→ Provided material
○ ○ ○ ○ ○

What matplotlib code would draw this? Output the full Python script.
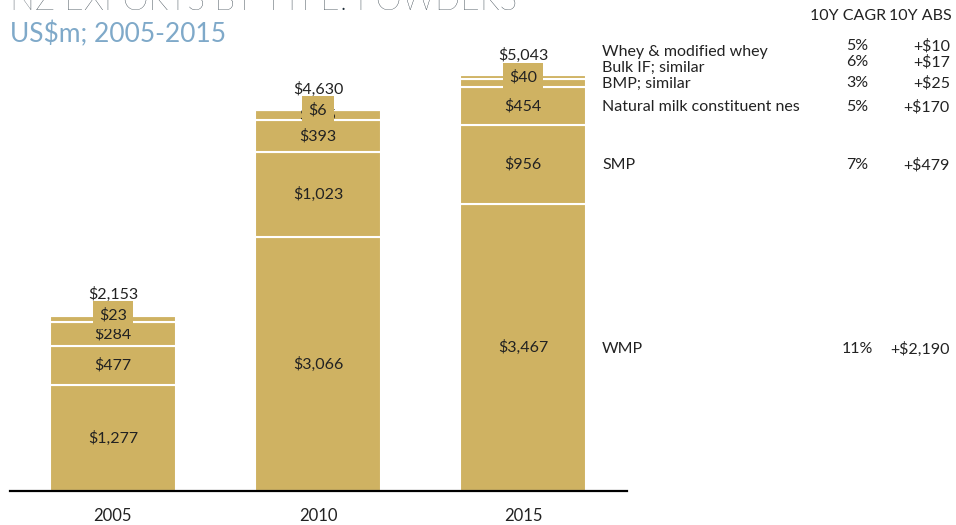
import numpy as np
import matplotlib
matplotlib.use('Agg')
from matplotlib import pyplot as plt

plt.rcParams['font.family'] = ['Lato', 'DejaVu Sans']

years = ['2005', '2010', '2015']
# stack order, bottom to top
products = ['WMP', 'SMP', 'Natural milk constituent nes',
            'BMP; similar', 'Bulk IF; similar', 'Whey & modified whey']
wmp = [1277, 3066, 3467]
smp = [477, 1023, 956]
nmc = [284, 393, 454]
bmp = [77, 115, 102]
bulk_if = [23, 6, 40]
whey = [15, 27, 25]
totals = [2153, 4630, 5043]
cagr = ['11%', '7%', '5%', '3%', '6%', '5%']
abs_change = ['+$2,190', '+$479', '+$170', '+$25', '+$17', '+$10']

W, H = 956, 525
gold = '#CFB262'
txt = '#222222'
fs = 11.5

fig = plt.figure(figsize=(W / 100, H / 100), dpi=100)
ax = fig.add_axes([10 / W, 34 / H, 617 / W, 491 / H])

series = [wmp, smp, nmc, bmp, bulk_if, whey]
x = np.arange(len(years))
bottom = np.zeros(len(years))
mids = []
for vals in series:
    vals = np.array(vals, dtype=float)
    ax.bar(x, vals, 0.615, bottom=bottom, color=gold, edgecolor='white',
           linewidth=1.5, zorder=2)
    mids.append(bottom + vals / 2)
    bottom = bottom + vals

# segment labels (WMP .. BMP), BMP mostly hidden under the boxed label
for k in range(4):
    for i in range(len(years)):
        ax.text(x[i], mids[k][i], '${:,}'.format(series[k][i]), ha='center',
                va='center', fontsize=fs, color=txt, zorder=3)
# Bulk IF labels in a gold box
for i in range(len(years)):
    ax.text(x[i], mids[4][i], '${:,}'.format(bulk_if[i]), ha='center',
            va='center', fontsize=fs, color=txt, zorder=4,
            bbox=dict(boxstyle='square,pad=0.4', fc=gold, ec='none'))
# totals
for i in range(len(years)):
    ax.annotate('${:,}'.format(totals[i]), (x[i], totals[i]),
                xytext=(0, 13), textcoords='offset points',
                ha='center', va='center', fontsize=fs, color=txt)

ax.set_xlim(-0.502, 2.507)
ax.set_ylim(0, 491 / 0.0828)
ax.set_xticks(x)
ax.set_xticklabels(years, fontsize=12, color=txt)
ax.tick_params(axis='x', length=0, pad=12)
ax.set_yticks([])
for s in ['left', 'right', 'top']:
    ax.spines[s].set_visible(False)
ax.spines['bottom'].set_linewidth(1.6)
ax.spines['bottom'].set_color('black')
ax.patch.set_alpha(0)

# title (cut off at top) and subtitle
fig.text(10 / W, 1 - 10 / H, 'NZ EXPORTS BY TYPE: POWDERS', fontsize=24,
         color='#1f2d38', fontweight='light', ha='left', va='baseline')
fig.text(10 / W, 1 - 34 / H, 'US$m; 2005-2015', fontsize=19,
         color='#7FA9C9', ha='left', va='center')

# right-hand table
fig.text(848 / W, 1 - 16 / H, '10Y CAGR', fontsize=fs, color=txt,
         ha='center', va='center')
fig.text(952 / W, 1 - 16 / H, '10Y ABS', fontsize=fs, color=txt,
         ha='right', va='center')
name_y = [349, 165, 107, 84, 68, 52]
val_y = [349, 165, 107, 83, 62, 46]
for k in range(len(products)):
    fig.text(602 / W, 1 - name_y[k] / H, products[k], fontsize=fs,
             color=txt, ha='left', va='center')
    fig.text(857 / W, 1 - val_y[k] / H, cagr[k], fontsize=fs,
             color=txt, ha='center', va='center')
    fig.text(950 / W, 1 - val_y[k] / H, abs_change[k], fontsize=fs,
             color=txt, ha='right', va='center')

fig.savefig('out.png', dpi=100)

○ ○ ○ ○ ○

→ Task objective
Restate the material word for word from its first line through the line containing "ax = fig.add_axes([10", both included; the pictures do not belong in it.

→ Correct response
What matplotlib code would draw this? Output the full Python script.
import numpy as np
import matplotlib
matplotlib.use('Agg')
from matplotlib import pyplot as plt

plt.rcParams['font.family'] = ['Lato', 'DejaVu Sans']

years = ['2005', '2010', '2015']
# stack order, bottom to top
products = ['WMP', 'SMP', 'Natural milk constituent nes',
            'BMP; similar', 'Bulk IF; similar', 'Whey & modified whey']
wmp = [1277, 3066, 3467]
smp = [477, 1023, 956]
nmc = [284, 393, 454]
bmp = [77, 115, 102]
bulk_if = [23, 6, 40]
whey = [15, 27, 25]
totals = [2153, 4630, 5043]
cagr = ['11%', '7%', '5%', '3%', '6%', '5%']
abs_change = ['+$2,190', '+$479', '+$170', '+$25', '+$17', '+$10']

W, H = 956, 525
gold = '#CFB262'
txt = '#222222'
fs = 11.5

fig = plt.figure(figsize=(W / 100, H / 100), dpi=100)
ax = fig.add_axes([10 / W, 34 / H, 617 / W, 491 / H])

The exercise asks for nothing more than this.